Posted by April 7th, 2006 No Comments » Interview: Vendetta Red
Q&A with Zach Davidson
By Emily Gipson

I saw Vendetta Red for the first time at The Paradox a couple of years ago. As I watched with wide-eyed astonishment, I knew I had to see, and more importantly hear, more of this amazing rock band.

In August 2005, I rushed out and bought their new release, Sisters of the Red Death, a twelve-song concept album dealing with a nuclear holocaust and women, and was blown away by their mixture of deep lyrical content and catchy, straight-ahead rock hooks.

So needless to say, I was thrilled for the opportunity to interview Zach Davidson, the man who delivers both the ear-splitting screams and satisfying vocal melodies that give Vendetta Red-s music a powerful intensity. What inspired the idea for a concept album on a subject that so little is known about?
Zach Davidson: I’m very fascinated with cult mentality, and the history of brain washing and the way cults change who people are and what they believe, so it came from that.
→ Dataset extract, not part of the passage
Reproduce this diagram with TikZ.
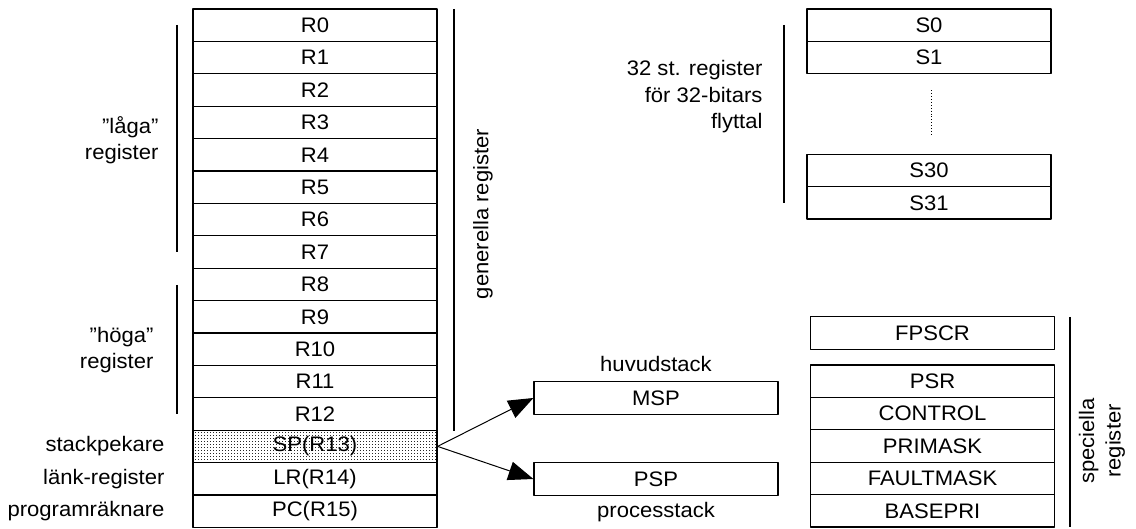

NM: Once you decided on this concept, were there any obstacles to actually writing the album?
ZD: The lyrics happened really fast. I just kept writing and writing on the subject, so it was a pretty smooth process. We spent a lot of time writing the music.

NM: How was creating this album different from your major-label debut Between the Never and the Now?
ZD: The label had abandoned us at this point, they don’t care about bands unless they have a major radio hit. So it wasn’t at all like the first record.

NM: Now, let’s go back in time for just a moment… how did Vendetta Red come into existence?
ZD: We formed in 1998, living together in a house, doing a lot of drugs, jamming in the basement. We weren’t old enough to buy alcohol, so we were just doing a lot of acid and PCP.

NM: You’ve been together for a long time, comparatively speaking. How is touring with each other? Have there been any conflicts while touring?
ZD: Touring is hell, being tired, dirty, and hungry and in a van all day long definitely leads to a lot of fucking problems. But playing the shows is great.

NM: Talk about your experience with Loveless Records. What was the transition like going from there to a major label?
ZD: The only difficulty we had was Carter Evans, quote that. I hate him… he sued us for like three years. We gave [Loveless] some money when we got signed. We have a good relationship with them, and it was a smooth transition.

NM: How does playing in your home town differ from playing in other venues everywhere else?
ZD: There is a lot more spirit behind it … we feel like we have to prove something. It is hard to get good shows though, but we have developed a fan base. Every time we play here we feel like we are showing everyone who we really are.

Vendetta Red will prove themselves to a sold-out crowd one last time tomorrow night at El Corazon. The band announced on its MySpace page recently that this would be their last show.

Rumor? No one can say for sure. But while I keep my fingers crossed that their break-up is short-lived, I’ll be rocking out to two excellent albums this legendary Seattle band has left us with.